2008/03/14

Global CFO Survey: Recession in 2008, no relief until 2009

Both Tanta and Barry Ritholtz had read the same Global CFO Survey: Recession in 2008, no relief until 2009 (from Duke University). Tanta's opinion is that CFO Survey: No Economic Recovery Until Late 2009, and Ritholtz's opinion is CFOs: Recession has already started.

The summary of findings is:

  • 54 percent of CFOs say the U.S. is now in recession, and 24 percent of the remaining CFOs say there is a high likelihood of a recession this year. CFOs do not expect the economy to recover until late 2009.
  • Optimism reached its lowest point since the optimism index launched six years ago. Pessimists outnumber optimists by a nine-to-one margin, with 72 percent of CFOs more pessimistic and only 8 percent more optimistic about the U.S. economy than they were last quarter.
  • Weak consumer demand and turmoil in the credit and housing markets are the top macro-concerns of CFOs. The high cost of labor ranked as the top internal concern.
  • Credit conditions have directly hurt 35 percent of companies, through decreased availability of credit and higher interest rates (up 118 basis points on average). Sixty percent of firms have postponed expansion plans in response to credit market unrest.
  • Capital spending is expected to increase only 3.3 percent. Price inflation is expected to rise 3 percent over the next 12 months.

Emphasis Mine

The US firms will reduce wages while keeping CapEx just ahead of inflation. So, there will no employment growth either in Department I or Department II, with a strong possibility of unemployment increasing as jobs are lost.
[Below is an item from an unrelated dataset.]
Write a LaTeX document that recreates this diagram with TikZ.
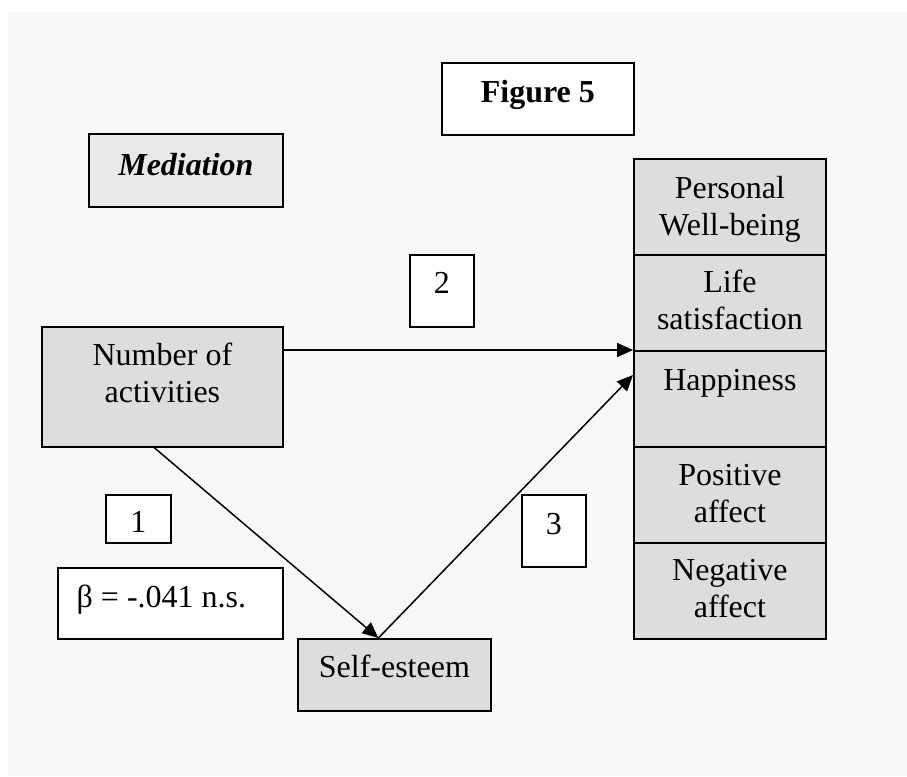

This is going to be a big shock to Generation Y. All of those perks will be seen as expenses and have to go in order to save costs.

Concerns in the US are:

Concerns about weak consumer demand, credit markets, housing market fallout and high fuel costs top the list of CFO macro-concerns about the U.S. economy.

High labor costs, the cost of healthcare, and supply chain risk are among the top concerns related more directly to their own companies.

Emphasis Mine

So, US firms could be amenable to socialisation of health-care costs as this would take the cost off their books and onto the tax-payers while deflecting some of the anger over the coming lay-offs. The health-care mafia could in ahead of this to minimise losses on their part, but they won't.

Of particular concern to Australia, the Asian CFOs seem to be pretty happy:

CFO optimism fell dramatically in Asia, with 43 percent of respondents becoming more pessimistic about regional economic growth than they were last quarter, and 38 percent growing more optimistic. Domestic employment should increase 8 percent in 2008, and capital spending a strong 20 percent on average. Wages should jump by nearly 10 percent.

Seventy percent of Asian CFOs think the U.S. economy is in recession, and half think that this will have a meaningful negative impact on their firm’s earnings. Sixty-four percent expect own-country domestic demand to help replace U.S. demand, and 39 percent expect Pacific Rim demand to help.

Emphasis Mine

What the Asian CFOs are really saying is that they expect the Asian economies to start to decouple from the US economy. This is very good news for Australia.